Set down the data below from its first line to the line holding "(0,0) rectangle (1024,1009);", inclusive; omit all pictures.

DATA SEGMENT.
-- -- --

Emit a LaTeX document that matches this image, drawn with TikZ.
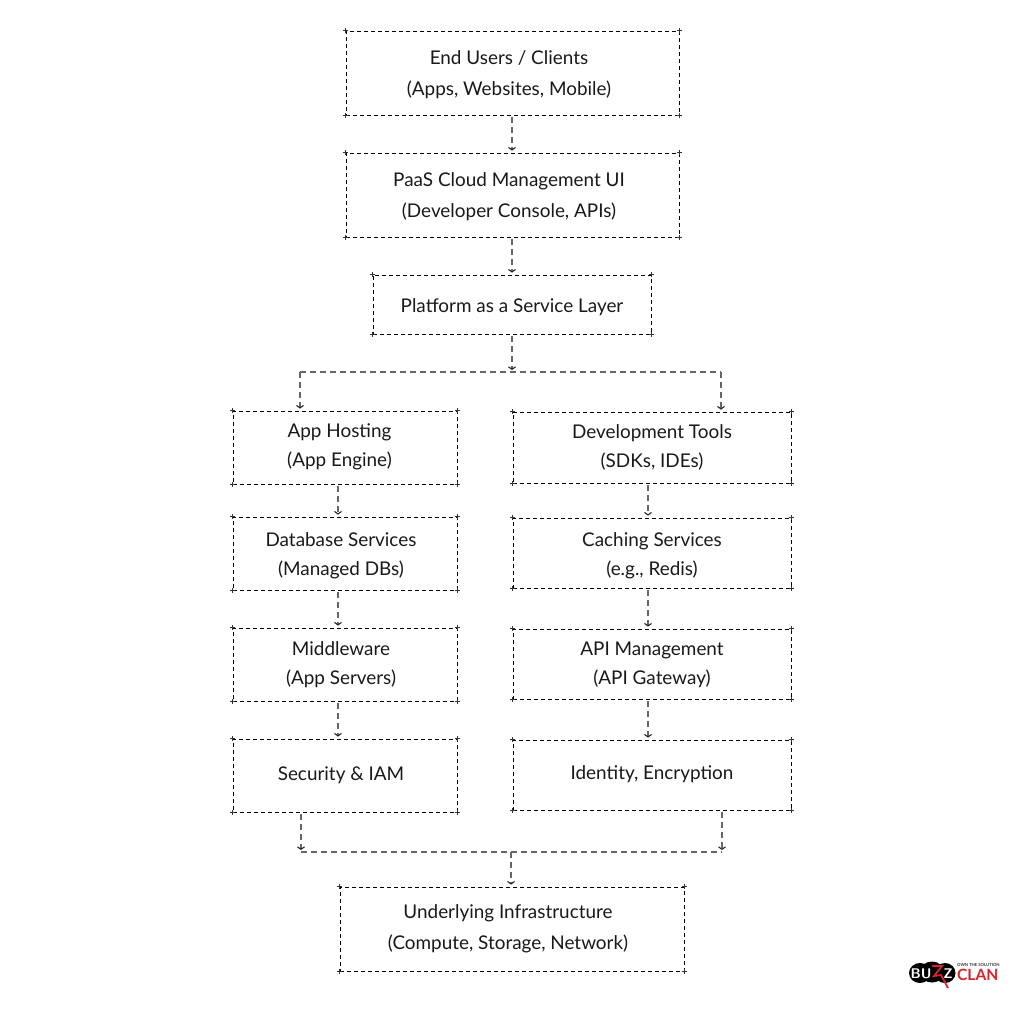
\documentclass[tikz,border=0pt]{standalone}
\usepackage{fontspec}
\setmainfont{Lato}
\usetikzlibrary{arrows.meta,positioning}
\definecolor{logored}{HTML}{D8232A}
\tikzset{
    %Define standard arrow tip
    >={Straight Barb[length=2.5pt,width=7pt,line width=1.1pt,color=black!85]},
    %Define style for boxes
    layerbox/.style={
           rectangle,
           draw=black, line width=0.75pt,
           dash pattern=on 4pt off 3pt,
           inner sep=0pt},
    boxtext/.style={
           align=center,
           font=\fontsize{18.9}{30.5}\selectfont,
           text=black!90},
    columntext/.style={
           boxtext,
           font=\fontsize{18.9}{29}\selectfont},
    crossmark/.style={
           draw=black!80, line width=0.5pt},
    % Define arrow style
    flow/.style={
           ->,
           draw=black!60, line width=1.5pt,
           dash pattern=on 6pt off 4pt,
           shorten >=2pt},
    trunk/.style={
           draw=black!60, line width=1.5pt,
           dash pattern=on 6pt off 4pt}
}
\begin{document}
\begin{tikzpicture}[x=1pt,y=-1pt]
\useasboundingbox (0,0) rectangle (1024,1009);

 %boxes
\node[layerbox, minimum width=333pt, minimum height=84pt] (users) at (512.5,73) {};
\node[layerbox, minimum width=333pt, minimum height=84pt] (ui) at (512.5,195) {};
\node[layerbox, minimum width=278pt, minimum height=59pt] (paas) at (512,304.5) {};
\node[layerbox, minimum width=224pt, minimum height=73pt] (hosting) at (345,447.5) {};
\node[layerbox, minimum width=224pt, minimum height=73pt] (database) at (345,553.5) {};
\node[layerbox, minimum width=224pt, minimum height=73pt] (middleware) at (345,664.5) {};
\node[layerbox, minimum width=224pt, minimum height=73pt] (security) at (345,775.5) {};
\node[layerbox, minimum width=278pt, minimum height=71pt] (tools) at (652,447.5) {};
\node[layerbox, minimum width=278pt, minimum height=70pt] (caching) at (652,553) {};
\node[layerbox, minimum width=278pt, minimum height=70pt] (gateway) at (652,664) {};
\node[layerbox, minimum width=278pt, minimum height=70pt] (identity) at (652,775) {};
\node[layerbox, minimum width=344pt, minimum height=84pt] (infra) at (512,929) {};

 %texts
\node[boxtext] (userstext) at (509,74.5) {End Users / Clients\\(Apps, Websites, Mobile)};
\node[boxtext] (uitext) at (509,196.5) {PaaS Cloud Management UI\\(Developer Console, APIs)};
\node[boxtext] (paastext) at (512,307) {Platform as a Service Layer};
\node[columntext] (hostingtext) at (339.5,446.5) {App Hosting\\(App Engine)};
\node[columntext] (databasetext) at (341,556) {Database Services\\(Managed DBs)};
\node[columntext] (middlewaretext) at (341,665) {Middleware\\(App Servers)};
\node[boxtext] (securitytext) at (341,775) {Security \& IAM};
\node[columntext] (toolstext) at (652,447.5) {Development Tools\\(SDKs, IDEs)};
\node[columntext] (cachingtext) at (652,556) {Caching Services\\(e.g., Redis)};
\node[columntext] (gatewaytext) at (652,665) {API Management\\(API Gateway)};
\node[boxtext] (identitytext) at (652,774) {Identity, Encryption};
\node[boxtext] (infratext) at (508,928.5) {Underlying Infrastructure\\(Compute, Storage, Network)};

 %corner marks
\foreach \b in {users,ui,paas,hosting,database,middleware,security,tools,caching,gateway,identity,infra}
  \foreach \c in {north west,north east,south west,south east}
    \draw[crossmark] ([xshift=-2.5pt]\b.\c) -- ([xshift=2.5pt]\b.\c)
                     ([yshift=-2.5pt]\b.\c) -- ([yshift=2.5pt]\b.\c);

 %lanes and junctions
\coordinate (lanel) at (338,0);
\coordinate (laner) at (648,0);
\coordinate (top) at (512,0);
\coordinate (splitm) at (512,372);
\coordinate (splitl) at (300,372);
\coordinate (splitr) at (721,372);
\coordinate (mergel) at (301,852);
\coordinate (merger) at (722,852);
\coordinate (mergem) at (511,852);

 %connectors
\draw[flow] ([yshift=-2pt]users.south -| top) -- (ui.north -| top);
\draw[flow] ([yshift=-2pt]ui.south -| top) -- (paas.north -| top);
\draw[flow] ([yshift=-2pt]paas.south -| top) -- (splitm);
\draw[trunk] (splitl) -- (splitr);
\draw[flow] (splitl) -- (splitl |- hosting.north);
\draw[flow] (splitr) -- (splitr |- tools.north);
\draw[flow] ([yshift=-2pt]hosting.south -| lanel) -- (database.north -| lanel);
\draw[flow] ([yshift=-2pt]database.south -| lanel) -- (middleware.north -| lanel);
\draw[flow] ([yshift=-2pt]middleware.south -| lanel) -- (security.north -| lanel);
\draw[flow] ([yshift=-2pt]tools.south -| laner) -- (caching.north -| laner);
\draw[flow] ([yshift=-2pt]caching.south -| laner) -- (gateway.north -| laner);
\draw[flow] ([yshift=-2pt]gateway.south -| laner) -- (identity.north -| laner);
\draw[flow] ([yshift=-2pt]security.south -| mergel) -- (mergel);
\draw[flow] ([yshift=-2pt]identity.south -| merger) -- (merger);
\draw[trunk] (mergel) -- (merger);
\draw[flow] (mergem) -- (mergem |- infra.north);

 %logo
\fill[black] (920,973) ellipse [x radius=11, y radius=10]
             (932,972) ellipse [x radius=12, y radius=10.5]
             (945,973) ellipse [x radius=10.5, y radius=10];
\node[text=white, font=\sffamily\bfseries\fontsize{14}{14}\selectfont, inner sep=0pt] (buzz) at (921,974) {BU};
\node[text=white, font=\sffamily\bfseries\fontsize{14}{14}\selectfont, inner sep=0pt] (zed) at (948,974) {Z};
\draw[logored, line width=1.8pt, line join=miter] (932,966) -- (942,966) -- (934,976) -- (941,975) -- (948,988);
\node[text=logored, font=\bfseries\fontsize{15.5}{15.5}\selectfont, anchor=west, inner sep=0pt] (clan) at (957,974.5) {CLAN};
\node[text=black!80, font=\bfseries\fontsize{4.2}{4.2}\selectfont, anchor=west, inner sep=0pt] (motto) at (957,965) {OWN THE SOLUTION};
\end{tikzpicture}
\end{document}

-- -- --

COMPLETED EXERCISE.
Emit a LaTeX document that matches this image, drawn with TikZ.
\documentclass[tikz,border=0pt]{standalone}
\usepackage{fontspec}
\setmainfont{Lato}
\usetikzlibrary{arrows.meta,positioning}
\definecolor{logored}{HTML}{D8232A}
\tikzset{
    %Define standard arrow tip
    >={Straight Barb[length=2.5pt,width=7pt,line width=1.1pt,color=black!85]},
    %Define style for boxes
    layerbox/.style={
           rectangle,
           draw=black, line width=0.75pt,
           dash pattern=on 4pt off 3pt,
           inner sep=0pt},
    boxtext/.style={
           align=center,
           font=\fontsize{18.9}{30.5}\selectfont,
           text=black!90},
    columntext/.style={
           boxtext,
           font=\fontsize{18.9}{29}\selectfont},
    crossmark/.style={
           draw=black!80, line width=0.5pt},
    % Define arrow style
    flow/.style={
           ->,
           draw=black!60, line width=1.5pt,
           dash pattern=on 6pt off 4pt,
           shorten >=2pt},
    trunk/.style={
           draw=black!60, line width=1.5pt,
           dash pattern=on 6pt off 4pt}
}
\begin{document}
\begin{tikzpicture}[x=1pt,y=-1pt]
\useasboundingbox (0,0) rectangle (1024,1009);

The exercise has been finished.